Leaving out the pictures, retype the lines from the beginning of the listing through the line containing "(0,0) rectangle (1810,468);".

======== MATERIAL FOR THE TASK

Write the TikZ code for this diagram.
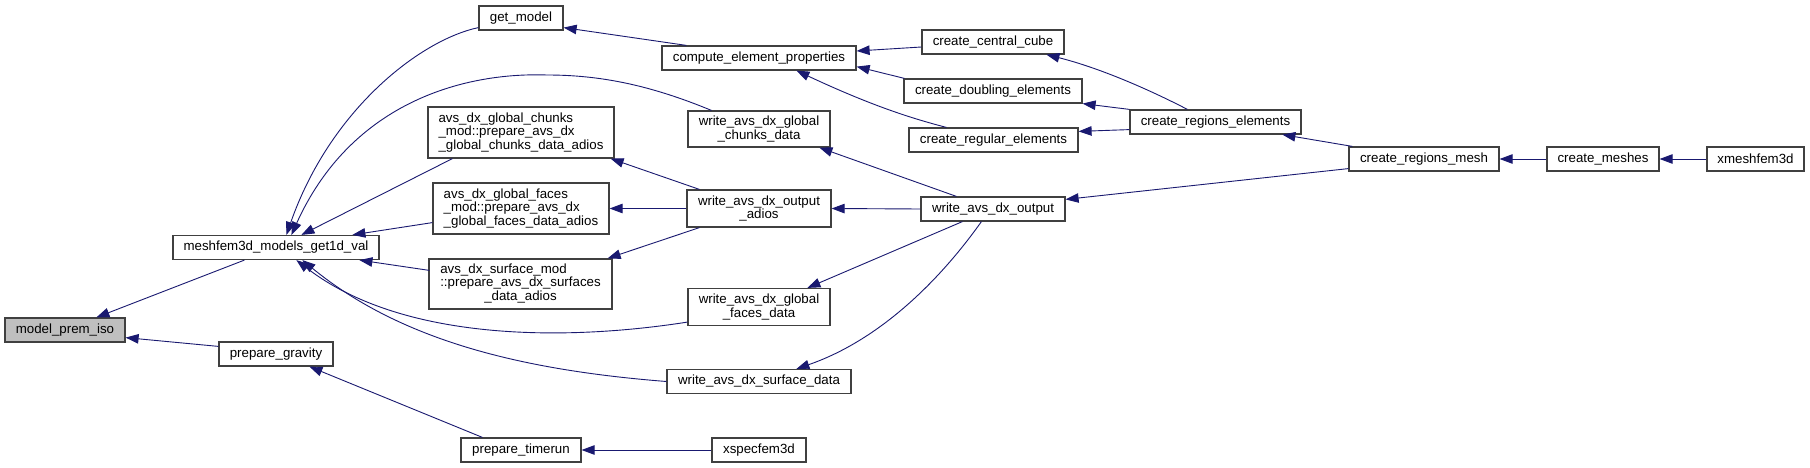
\documentclass[tikz,border=0pt]{standalone}
\usepackage{fontspec}
\setmainfont{Liberation Sans}
\usetikzlibrary{arrows.meta}
\definecolor{edgeblue}{HTML}{191970}
\definecolor{boxline}{HTML}{404040}
\definecolor{rootfill}{HTML}{BFBFBF}
\begin{document}
\begin{tikzpicture}[x=1pt,y=-1pt,
  fn/.style={draw=boxline, line width=1.2pt, fill=white, inner sep=0pt,
    font=\fontsize{13.3}{13.5}\selectfont, text=black, minimum height=24pt},
  call/.style={draw=edgeblue, line width=0.9pt, -{Triangle[length=13pt,width=9.5pt]}},
]
\useasboundingbox[fill=white] (0,0) rectangle (1810,468);

% nodes
\node[fn, fill=rootfill, minimum width=120pt] (mpi) at (65,330) {model\_prem\_iso};
\node[fn, minimum width=206pt] (mesh) at (276,247.5) {meshfem3d\_models\_get1d\_val};
\node[fn, minimum width=114pt] (pg) at (276,354) {prepare\_gravity};
\node[fn, minimum width=120pt] (pt) at (521,450) {prepare\_timerun};
\node[fn, minimum width=94pt] (xs) at (759,450) {xspecfem3d};
\node[fn, minimum width=84pt] (gm) at (521,18) {get\_model};
\node[fn, minimum width=194pt] (cep) at (759,58) {compute\_element\_properties};
\node[fn, minimum width=142pt] (ccc) at (993,42) {create\_central\_cube};
\node[fn, minimum width=178pt] (cde) at (993,91) {create\_doubling\_elements};
\node[fn, minimum width=169pt] (cre) at (993.5,140) {create\_regular\_elements};
\node[fn, minimum width=171pt] (crel) at (1215.5,122) {create\_regions\_elements};
\node[fn, minimum width=150pt] (crm) at (1424,159) {create\_regions\_mesh};
\node[fn, minimum width=112pt] (cm) at (1603,159) {create\_meshes};
\node[fn, minimum width=97pt] (xm) at (1755.5,159) {xmeshfem3d};
\node[fn, minimum width=186pt, minimum height=51pt, align=left] (chunks) at (521,132.5)
  {avs\_dx\_global\_chunks\\\_mod::prepare\_avs\_dx\\\_global\_chunks\_data\_adios};
\node[fn, minimum width=176pt, minimum height=51pt, align=left] (faces) at (521,208.5)
  {avs\_dx\_global\_faces\\\_mod::prepare\_avs\_dx\\\_global\_faces\_data\_adios};
\node[fn, minimum width=183pt, minimum height=50pt] (surf) at (520.5,284)
  {\begin{tabular}{@{}l@{}}avs\_dx\_surface\_mod\\::prepare\_avs\_dx\_surfaces\\\multicolumn{1}{@{}c@{}}{\_data\_adios}\end{tabular}};
\node[fn, minimum width=142pt, minimum height=36pt, align=center] (wchunks) at (759,129)
  {write\_avs\_dx\_global\\\_chunks\_data};
\node[fn, minimum width=144pt, minimum height=37pt, align=center] (wadios) at (759,208.5)
  {write\_avs\_dx\_output\\\_adios};
\node[fn, minimum width=142pt, minimum height=37pt, align=center] (wfaces) at (759,307)
  {write\_avs\_dx\_global\\\_faces\_data};
\node[fn, minimum width=184pt] (wsurf) at (759,381.5) {write\_avs\_dx\_surface\_data};
\node[fn, minimum width=144pt] (wout) at (993,209) {write\_avs\_dx\_output};

% connectors (caller -> callee, arrowhead at callee)
\draw[call] ([shift={(72,0)}]mesh.south west) -- ([shift={(92,0)}]mpi.north west);
\draw[call] ([shift={(0,5)}]pg.north west) -- ([shift={(0,-5)}]mpi.south east);
\draw[call] ([shift={(22,0)}]pt.north west) -- ([shift={(91,0)}]pg.south west);
\draw[call] (xs.west) -- (pt.east);
\draw[call] ([shift={(0,-3)}]gm.south west) .. controls (420,40) and (330,110) .. ([shift={(114,0)}]mesh.north west);
\draw[call] ([shift={(24,0)}]wchunks.north west) .. controls (650,85) and (600,75) .. (547,75)
  .. controls (460,72) and (350,105) .. ([shift={(119,0)}]mesh.north west);
\draw[call] ([shift={(25,0)}]chunks.south west) -- ([shift={(129,0)}]mesh.north west);
\draw[call] ([shift={(0,-12)}]faces.south west) -- ([shift={(180,0)}]mesh.north west);
\draw[call] ([shift={(1,12)}]surf.north west) -- ([shift={(187,0)}]mesh.south west);
\draw[call] ([shift={(0,-4)}]wfaces.south west) .. controls (560,342) and (400,340) .. ([shift={(124,0)}]mesh.south west);
\draw[call] (wsurf.west) .. controls (520,370) and (400,340) .. ([shift={(130,0)}]mesh.south west);
\draw[call] ([shift={(25,0)}]cep.north west) -- ([shift={(0,-3)}]gm.south east);
\draw[call] ([shift={(0,5)}]ccc.west) -- ([shift={(0,-7)}]cep.east);
\draw[call] ([shift={(1,0)}]cde.north west) -- ([shift={(0,-4)}]cep.south east);
\draw[call] ([shift={(38,0)}]cre.north west) .. controls (910,118) and (870,105) .. ([shift={(135,0)}]cep.south west);
\draw[call] ([shift={(58,0)}]crel.north west) .. controls (1150,90) and (1100,68) .. ([shift={(125,0)}]ccc.south west);
\draw[call] (crel.north west) -- (cde.south east);
\draw[call] ([shift={(0,-5)}]crel.south west) -- ([shift={(0,4)}]cre.north east);
\draw[call] ([shift={(4,0)}]crm.north west) -- ([shift={(153,0)}]crel.south west);
\draw[call] ([shift={(0,-3)}]crm.south west) -- ([shift={(0,3)}]wout.north east);
\draw[call] (cm.west) -- (crm.east);
\draw[call] (xm.west) -- (cm.east);
\draw[call] (wout.west) -- (wadios.east);
\draw[call] ([shift={(36,0)}]wout.north west) -- ([shift={(132,0)}]wchunks.south west);
\draw[call] ([shift={(42,0)}]wout.south west) -- ([shift={(120,0)}]wfaces.north west);
\draw[call] ([shift={(61,0)}]wout.south west) .. controls (940,280) and (880,340) .. ([shift={(130,0)}]wsurf.north west);
\draw[call] ([shift={(13,0)}]wadios.north west) -- ([shift={(-4,0)}]chunks.south east);
\draw[call] (wadios.west) -- (faces.east);
\draw[call] ([shift={(13,0)}]wadios.south west) -- ([shift={(-5,0)}]surf.north east);
\end{tikzpicture}
\end{document}
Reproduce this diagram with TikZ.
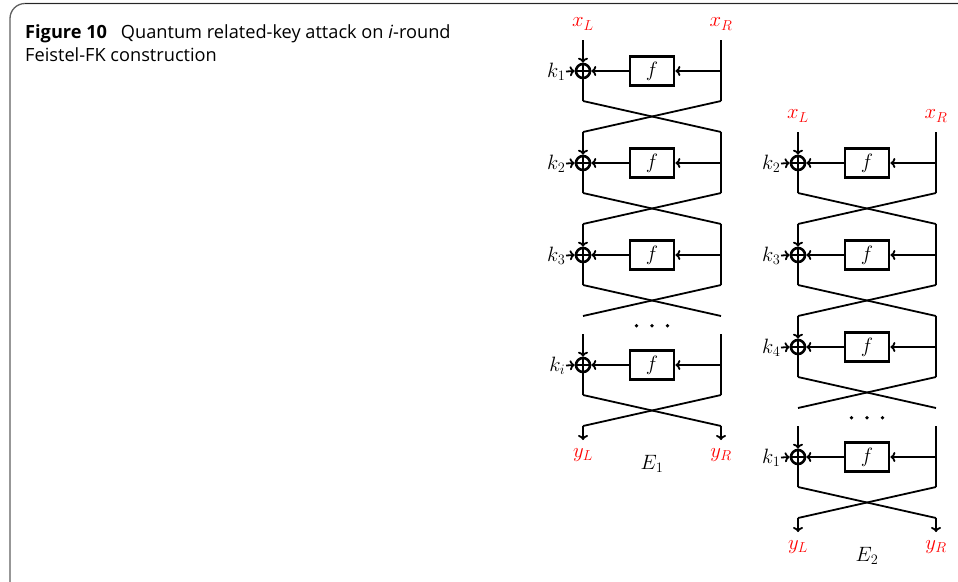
\documentclass[tikz,border=0pt]{standalone}
\usepackage{fontspec}
\newfontfamily\capfont{Open Sans}
\usetikzlibrary{arrows.meta}

\tikzset{
  mathfont/.style={font=\fontsize{20}{22}\selectfont},
  wire/.style={line width=1.8pt},
  feed/.style={wire,-{To[length=5pt,width=10pt]}},
  fbox/.style={draw,line width=2.8pt,minimum width=44pt,minimum height=29pt,
    inner sep=0pt,mathfont},
  xorop/.style={draw,circle,line width=2.6pt,minimum size=14pt,inner sep=0pt},
  klab/.style={anchor=east,inner sep=0.5pt,mathfont},
  iolab/.style={text=red,inner sep=0pt,mathfont},
  cipher/.style={inner sep=0pt,mathfont},
  ddot/.style={fill,circle,minimum size=3.8pt,inner sep=0pt},
}

% One Feistel round: #1 name, #2 left x, #3 right x, #4 y of the xor, #5 key
\newcommand\feistelround[5]{%
  \coordinate (#1tl) at (#2,#4-31);
  \coordinate (#1tr) at (#3,#4-31);
  \coordinate (#1r)  at (#3,#4);
  \coordinate (#1bl) at (#2,#4+30);
  \coordinate (#1br) at (#3,#4+30);
  \coordinate (#1cl) at (#2,#4+61);
  \coordinate (#1cr) at (#3,#4+61);
  \node[xorop] (#1o) at (#2,#4) {};
  \node[fbox] (#1f) at ({(#2+#3)/2},#4) {$f$};
  \node[klab] (#1k) at (#2-17,#4+0.5) {$#5$};
  \draw[feed] (#1tl) -- (#1o.north);
  \draw[wire] (#1o.north) -- (#1o.south) (#1o.west) -- (#1o.east);
  \draw[wire] (#1o.south) -- (#1bl);
  \draw[wire] (#1tr) -- (#1br);
  \draw[feed] (#1r) -- (#1f.east);
  \draw[feed] (#1f.west) -- (#1o.east);
  \draw[feed] (#1k.east) -- (#1o.west);
  \draw[wire] (#1bl) -- (#1cr);
  \draw[wire] (#1br) -- (#1cl);
}

\begin{document}
\begin{tikzpicture}[x=1pt,y=-1pt]
\useasboundingbox (0,0) rectangle (958,581);

% panel frame
\draw[gray!75!black,line width=1.3pt,rounded corners=15pt]
  (10,610) -- (10,3.5) -- (980,3.5);
\draw[black!85,line width=1.6pt] (25,3.5) -- (980,3.5);

% caption (base anchor sits on the last line)
\node[anchor=base west,align=left,inner sep=0pt,
  font=\capfont\fontsize{18.2}{23.4}\selectfont] (cap) at (25,61.7)
  {\textbf{Figure 10}\hspace{0.5em} Quantum related-key attack on \textit{i}-round\\
   Feistel-FK construction};

% E1
\feistelround{a1}{583}{721}{71}{k_1}
\feistelround{a2}{583}{721}{163}{k_2}
\feistelround{a3}{583}{721}{255}{k_3}
\feistelround{a4}{583}{721}{365}{k_i}
\node[iolab] (axl) at (583,24) {$x_L$};
\node[iolab] (axr) at (721,24) {$x_R$};
\node[ddot] (ad1) at (636.5,325.7) {};
\node[ddot] (ad2) at (652,325.7) {};
\node[ddot] (ad3) at (667.5,325.7) {};
\coordinate (ayl0) at (583,440);
\coordinate (ayr0) at (721,440);
\draw[feed] (a4cl) -- (ayl0);
\draw[feed] (a4cr) -- (ayr0);
\node[iolab] (ayl) at (583,455) {$y_L$};
\node[iolab] (ayr) at (721,455) {$y_R$};
\node[cipher] (ae) at (652,463.5) {$E_1$};

% E2
\feistelround{b1}{798}{936}{163}{k_2}
\feistelround{b2}{798}{936}{255}{k_3}
\feistelround{b3}{798}{936}{347}{k_4}
\feistelround{b4}{798}{936}{457}{k_1}
\node[iolab] (bxl) at (798,116) {$x_L$};
\node[iolab] (bxr) at (936,116) {$x_R$};
\node[ddot] (bd1) at (851.5,417.7) {};
\node[ddot] (bd2) at (867,417.7) {};
\node[ddot] (bd3) at (882.5,417.7) {};
\coordinate (byl0) at (798,532);
\coordinate (byr0) at (936,532);
\draw[feed] (b4cl) -- (byl0);
\draw[feed] (b4cr) -- (byr0);
\node[iolab] (byl) at (798,547) {$y_L$};
\node[iolab] (byr) at (936,547) {$y_R$};
\node[cipher] (be) at (867,555.5) {$E_2$};
\end{tikzpicture}
\end{document}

================

*THE REPLY*:
Write the TikZ code for this diagram.
\documentclass[tikz,border=0pt]{standalone}
\usepackage{fontspec}
\setmainfont{Liberation Sans}
\usetikzlibrary{arrows.meta}
\definecolor{edgeblue}{HTML}{191970}
\definecolor{boxline}{HTML}{404040}
\definecolor{rootfill}{HTML}{BFBFBF}
\begin{document}
\begin{tikzpicture}[x=1pt,y=-1pt,
  fn/.style={draw=boxline, line width=1.2pt, fill=white, inner sep=0pt,
    font=\fontsize{13.3}{13.5}\selectfont, text=black, minimum height=24pt},
  call/.style={draw=edgeblue, line width=0.9pt, -{Triangle[length=13pt,width=9.5pt]}},
]
\useasboundingbox[fill=white] (0,0) rectangle (1810,468);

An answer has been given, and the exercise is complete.